Craigslist: The $5 billion juggernaut that crippled an industry.

Craigslist logoIt’s common knowledge that the business model for newspapers started going awry in a major way with the decline in newspaper classified advertising.

Craigslist played a huge role in that development, as the online classifieds site went about methodically entering one urban market after another across the United States.

And now we have quantification of just how impactful Craigslist’s role was.  It comes in the form of a May 2013 study authored by Robert Seamans of New York University’s Stern School of Business and Feng Zhu of the University of Southern California.

Titled Responses to Entry in Multi-Sided Markets:  The Impact of Craigslist on Local Newspapers, the study explored the dynamics at play over the period 2000-2007, focusing on newspapers’ degree of reliance on classifieds at the time of Craigslist’s entry into their markets.

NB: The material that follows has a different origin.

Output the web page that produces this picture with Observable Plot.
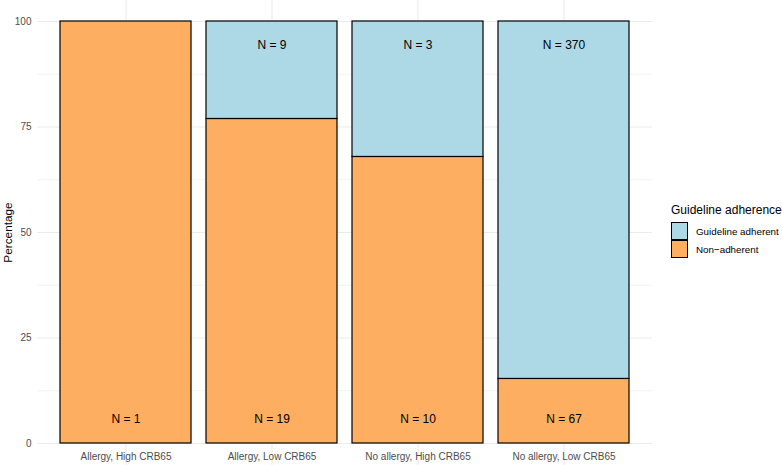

What the researchers found was that those newspapers that relied heavily on classified ads for revenue experienced more than a 20% decline in classified advertising rates following Craigslist’s entry into their markets.

But that isn’t all:  The outmigration of classified advertising to Craigslist was accompanied by other negative trend lines — an increase of subscription prices (up 3%+) and lowering circulation figures (down nearly 5%).

Even newspaper display advertising rates fell by approximately 3%.

Were these developments “cause” or “effect”?  The study’s authors posit that fewer classified ads may have diminished the incentive for people to purchase the newspapers.  Also, display advertising rates tend to track circulation figures, so once the “decline cycle” started, it was bound to continue.

The study concludes that by offering buyers and sellers a free classified ad alternative to paid listings in newspapers, Craigslist saved users approximately $5 billion over the seven-year period.

Those dollars came right out of the hides of the newspapers, of course … and changed the print newspaper industry for good.

But here’s the thing:  The experience of the newspaper industry has relevance beyond just them.  “The boundaries between media industries are blurred and advertisers are able to reach consumers through a variety of platforms such as TV, the Internet and mobile devices,” the authors write.

The unmistakable message to others in the media is this:  It could happen to you, too.

A full summary of the Seamans/Zhu report can be found here.

Craigslist riding high … but clouds on the horizon?

Craigslist logoNow here’s an interesting statistic about Craigslist, the online classified advertising phenomenon and bane of newspaper publishers across the country. Online publishing consulting firm AIM Group is forecasting that Craigslist will generate nearly $125 million in revenues this year.

But here’s the real kicker: Craigslist is on track to earn somewhere between $90 million and $100 million in profits on that revenue. That kind of profit margin is basically unheard of – in any industry. And the fact that it’s happening in the publishing industry is even more amazing.

What’s contributing to these stratospheric results? After all, Craigslist bills itself as a “free classified” site. That may be, but the publisher derives a huge portion of revenue – more than 50% – from paid recruitment advertising, much of it coming straight out of the pockets of the newspaper industry.

And the rest? Chalk up most of that to advertising let’s euphemistically label “adult services.” (AIM Group calls it something else: “Thinly disguised advertising for prostitutes.”)

Of course, these lucrative revenues and profits have come at a price. Craigslist has developed a reputation – not wholly undeserved – of being a virtual clearinghouse for anonymous hook-ups and other forms of vice. Complaints of Craigslist becoming a haven for scam artists, thieves – even the occasional murderer – have become more common as the site has expanded its reach into more cities and regions — now in excess of 500 communities.

And here’s another interesting finding from AIM Group. It reports that Craigslist’s traffic peaked in August of last year (~56 million unique visitors that month), but has fallen since then. In fact, monthly traffic has dropped and now plateaued at ~48 million since February.

Why? AIM speculates it’s the result of an “antiquated” user interface, along with a proliferation of “spam & scam” advertising. You start getting a lot of that … and you’re bound to start driving some people away.

Still, it’s pretty hard to argue with profit margins hovering around 75%.